» EXERCISE REQUIREMENTS
Quote every line as written. Omit pictures.

» GIVEN DATA

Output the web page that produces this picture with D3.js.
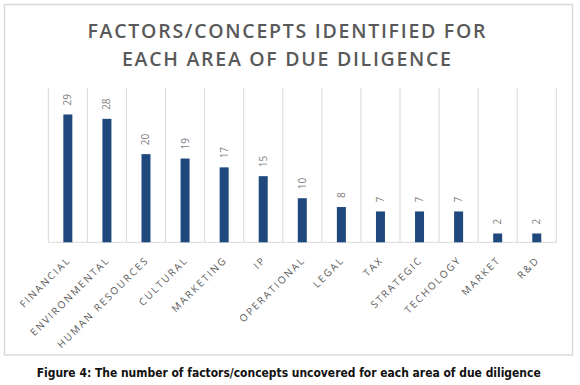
<!DOCTYPE html>
<html>
<head>
<meta charset="utf-8">
<script src="https://cdn.jsdelivr.net/npm/d3@7"></script>
<style>
  html, body { margin: 0; padding: 0; background: #fff; }
  svg { display: block; }
</style>
</head>
<body>
<script>
const titleLines = ["FACTORS/CONCEPTS IDENTIFIED FOR", "EACH AREA OF DUE DILIGENCE"];
const caption = "Figure 4: The number of factors/concepts uncovered for each area of due diligence";
const categories = ["FINANCIAL", "ENVIRONMENTAL", "HUMAN RESOURCES", "CULTURAL", "MARKETING", "IP",
  "OPERATIONAL", "LEGAL", "TAX", "STRATEGIC", "TECHOLOGY", "MARKET", "R&D"];
const values = [29, 28, 20, 19, 17, 15, 10, 8, 7, 7, 7, 2, 2];
const yMax = 35;

const W = 580, H = 385;
const svg = d3.select("body").append("svg").attr("width", W).attr("height", H);

// outer chart border
svg.append("rect")
  .attr("x", 4.5).attr("y", 4.5).attr("width", 568).attr("height", 350.5)
  .attr("fill", "#fff").attr("stroke", "#d9d9d9").attr("stroke-width", 1.5);

// title
const titleW = [400, 331];
titleLines.forEach((t, i) => {
  svg.append("text")
    .attr("x", 287.5).attr("y", 37.5 + i * 28.4)
    .attr("text-anchor", "middle")
    .attr("font-family", "'Open Sans', sans-serif")
    .attr("font-weight", 600)
    .attr("font-size", 19.5)
    .attr("letter-spacing", 2)
    .attr("fill", "#595959")
    .attr("textLength", titleW[i])
    .attr("lengthAdjust", "spacing")
    .text(t);
});

const x = d3.scaleBand().domain(categories).range([48.3, 556.3]).paddingInner(0).paddingOuter(0);
const y = d3.scaleLinear().domain([0, yMax]).range([242.3, 88]);
const barW = 9;

// vertical gridlines at category boundaries
const bounds = categories.map(c => x(c)).concat([x(categories[categories.length - 1]) + x.bandwidth()]);
svg.append("g").selectAll("line").data(bounds).join("line")
  .attr("x1", d => d).attr("x2", d => d)
  .attr("y1", y(yMax)).attr("y2", y(0))
  .attr("stroke", "#d9d9d9").attr("stroke-width", 1);

// baseline
svg.append("line")
  .attr("x1", x.range()[0]).attr("x2", x.range()[1])
  .attr("y1", y(0)).attr("y2", y(0))
  .attr("stroke", "#d9d9d9").attr("stroke-width", 1);

// bars
svg.append("g").selectAll("rect").data(values).join("rect")
  .attr("x", (d, i) => x(categories[i]) + x.bandwidth() / 2 - barW / 2)
  .attr("y", d => y(d))
  .attr("width", barW)
  .attr("height", d => y(0) - y(d))
  .attr("fill", "#1f497d");

// value labels (rotated)
svg.append("g").selectAll("text").data(values).join("text")
  .attr("transform", (d, i) => `translate(${x(categories[i]) + x.bandwidth() / 2},${y(d) - 9}) rotate(-90)`)
  .attr("dy", "0.35em")
  .attr("text-anchor", "start")
  .attr("font-family", "'Open Sans', sans-serif")
  .attr("font-size", 10)
  .attr("fill", "#808080")
  .text(d => d);

// category labels (rotated -45)
svg.append("g").selectAll("text").data(categories).join("text")
  .attr("transform", c => `translate(${x(c) + x.bandwidth() / 2 + 1},${y(0) + 16}) rotate(-45)`)
  .attr("dy", "0.35em")
  .attr("text-anchor", "end")
  .attr("font-family", "'Open Sans', sans-serif")
  .attr("font-size", 10)
  .attr("letter-spacing", 1.9)
  .attr("fill", "#595959")
  .text(c => c);

// caption
svg.append("text")
  .attr("x", 288.7).attr("y", 376.5)
  .attr("text-anchor", "middle")
  .attr("font-family", "'DejaVu Sans Condensed', 'Liberation Sans', Arial, sans-serif")
  .attr("font-weight", "bold")
  .attr("font-size", 12)
  .attr("fill", "#111")
  .attr("textLength", 504)
  .attr("lengthAdjust", "spacingAndGlyphs")
  .text(caption);
</script>
</body>
</html>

» WORKED SOLUTION
Output the web page that produces this picture with D3.js.
<!DOCTYPE html>
<html>
<head>
<meta charset="utf-8">
<script src="https://cdn.jsdelivr.net/npm/d3@7"></script>
<style>
  html, body { margin: 0; padding: 0; background: #fff; }
  svg { display: block; }
</style>
</head>
<body>
<script>
const titleLines = ["FACTORS/CONCEPTS IDENTIFIED FOR", "EACH AREA OF DUE DILIGENCE"];
const caption = "Figure 4: The number of factors/concepts uncovered for each area of due diligence";
const categories = ["FINANCIAL", "ENVIRONMENTAL", "HUMAN RESOURCES", "CULTURAL", "MARKETING", "IP",
  "OPERATIONAL", "LEGAL", "TAX", "STRATEGIC", "TECHOLOGY", "MARKET", "R&D"];
const values = [29, 28, 20, 19, 17, 15, 10, 8, 7, 7, 7, 2, 2];
const yMax = 35;

const W = 580, H = 385;
const svg = d3.select("body").append("svg").attr("width", W).attr("height", H);

// outer chart border
svg.append("rect")
  .attr("x", 4.5).attr("y", 4.5).attr("width", 568).attr("height", 350.5)
  .attr("fill", "#fff").attr("stroke", "#d9d9d9").attr("stroke-width", 1.5);

// title
const titleW = [400, 331];
titleLines.forEach((t, i) => {
  svg.append("text")
    .attr("x", 287.5).attr("y", 37.5 + i * 28.4)
    .attr("text-anchor", "middle")
    .attr("font-family", "'Open Sans', sans-serif")
    .attr("font-weight", 600)
    .attr("font-size", 19.5)
    .attr("letter-spacing", 2)
    .attr("fill", "#595959")
    .attr("textLength", titleW[i])
    .attr("lengthAdjust", "spacing")
    .text(t);
});

const x = d3.scaleBand().domain(categories).range([48.3, 556.3]).paddingInner(0).paddingOuter(0);
const y = d3.scaleLinear().domain([0, yMax]).range([242.3, 88]);
const barW = 9;

// vertical gridlines at category boundaries
const bounds = categories.map(c => x(c)).concat([x(categories[categories.length - 1]) + x.bandwidth()]);
svg.append("g").selectAll("line").data(bounds).join("line")
  .attr("x1", d => d).attr("x2", d => d)
  .attr("y1", y(yMax)).attr("y2", y(0))
  .attr("stroke", "#d9d9d9").attr("stroke-width", 1);

// baseline
svg.append("line")
  .attr("x1", x.range()[0]).attr("x2", x.range()[1])
  .attr("y1", y(0)).attr("y2", y(0))
  .attr("stroke", "#d9d9d9").attr("stroke-width", 1);

// bars
svg.append("g").selectAll("rect").data(values).join("rect")
  .attr("x", (d, i) => x(categories[i]) + x.bandwidth() / 2 - barW / 2)
  .attr("y", d => y(d))
  .attr("width", barW)
  .attr("height", d => y(0) - y(d))
  .attr("fill", "#1f497d");

// value labels (rotated)
svg.append("g").selectAll("text").data(values).join("text")
  .attr("transform", (d, i) => `translate(${x(categories[i]) + x.bandwidth() / 2},${y(d) - 9}) rotate(-90)`)
  .attr("dy", "0.35em")
  .attr("text-anchor", "start")
  .attr("font-family", "'Open Sans', sans-serif")
  .attr("font-size", 10)
  .attr("fill", "#808080")
  .text(d => d);

// category labels (rotated -45)
svg.append("g").selectAll("text").data(categories).join("text")
  .attr("transform", c => `translate(${x(c) + x.bandwidth() / 2 + 1},${y(0) + 16}) rotate(-45)`)
  .attr("dy", "0.35em")
  .attr("text-anchor", "end")
  .attr("font-family", "'Open Sans', sans-serif")
  .attr("font-size", 10)
  .attr("letter-spacing", 1.9)
  .attr("fill", "#595959")
  .text(c => c);

// caption
svg.append("text")
  .attr("x", 288.7).attr("y", 376.5)
  .attr("text-anchor", "middle")
  .attr("font-family", "'DejaVu Sans Condensed', 'Liberation Sans', Arial, sans-serif")
  .attr("font-weight", "bold")
  .attr("font-size", 12)
  .attr("fill", "#111")
  .attr("textLength", 504)
  .attr("lengthAdjust", "spacingAndGlyphs")
  .text(caption);
</script>
</body>
</html>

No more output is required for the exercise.